Oil Moves Back Up After China Data
Published Thursday, 09 August 2012 11:16 | Written by Amwal Al Ghad
Crude for September delivery CLU2 added 33 cents, or 0.4%, to $93.68 a barrel, as weak gains for Chinese consumer prices — and deflation for producer prices — stoked expectations for further policy easing from Beijing. Read more on Chinese economic data.
The Chinese data sent shares higher across Asia, while the U.S. dollar fell, with the ICE dollar index DXY slipping to 82.258 from 82.366 late Wednesday in North America.
A weaker U.S. currency can support dollar-denominated crude oil, as it makes the commodity cheaper to holders of other currencies.
The gains undid a 32-cent loss for September crude during Wednesday’s regular New York Mercantile Exchange session, with the market shrugging off an unexpectedly large drop in U.S. inventories. Read more on Wednesday’s oil trade.
Citi Futures analysts said the larger-than-expected drop in U.S. crude stocks — even as total inventories remained at relatively high levels — was largely accounted for by a weak gain in weekly imports.
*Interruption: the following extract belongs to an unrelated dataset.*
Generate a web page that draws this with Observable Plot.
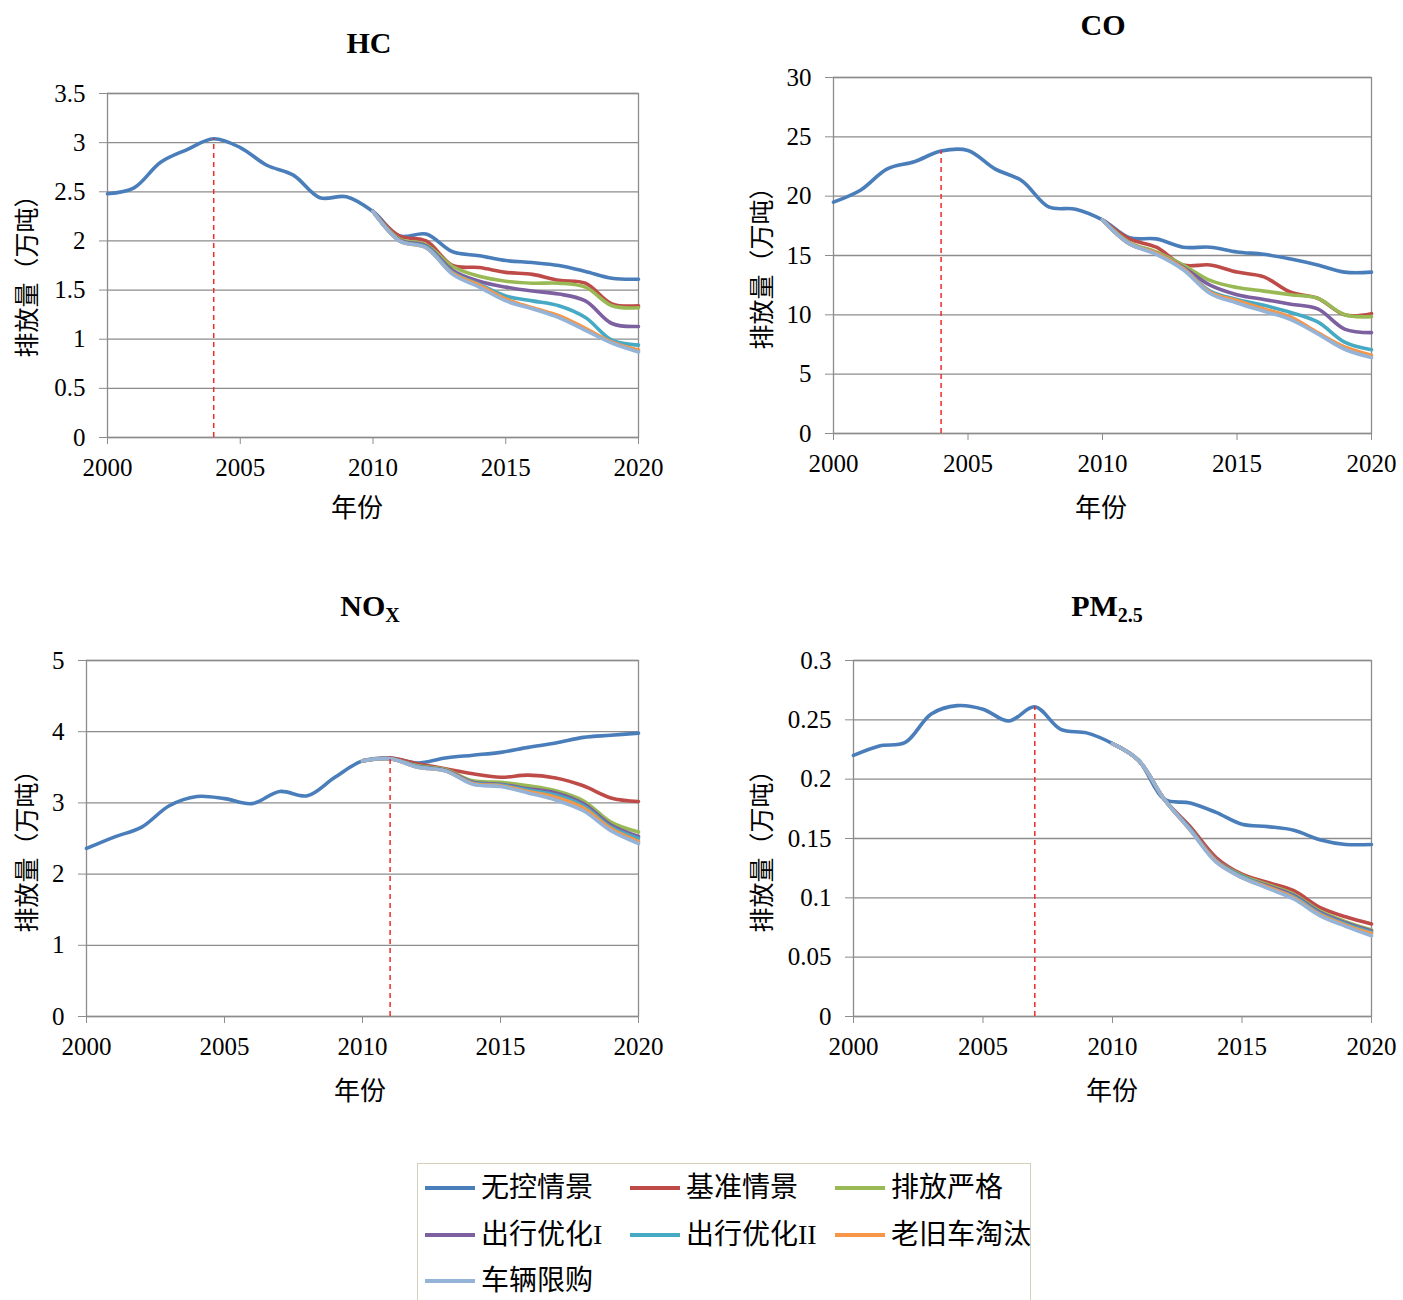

“Rather than signalling a lack of global supply availability, we see this reduced rate of imports — when U.S. crude output and inventories are both high — as evidence the U.S. doesn’t need to import as much, leaving more overseas production for the balance of the world to share,” they said.
Elsewhere in the energy complex, September gasoline futures RBU2 pulled back fractionally, remaining at $2.98 a gallon, and September natural gas NGU12 dropped 2 cents or 0.6% to $2.92 per million British thermal units.
September heating oil HOU2 improved by less than a cent to sit at $3.02 a gallon.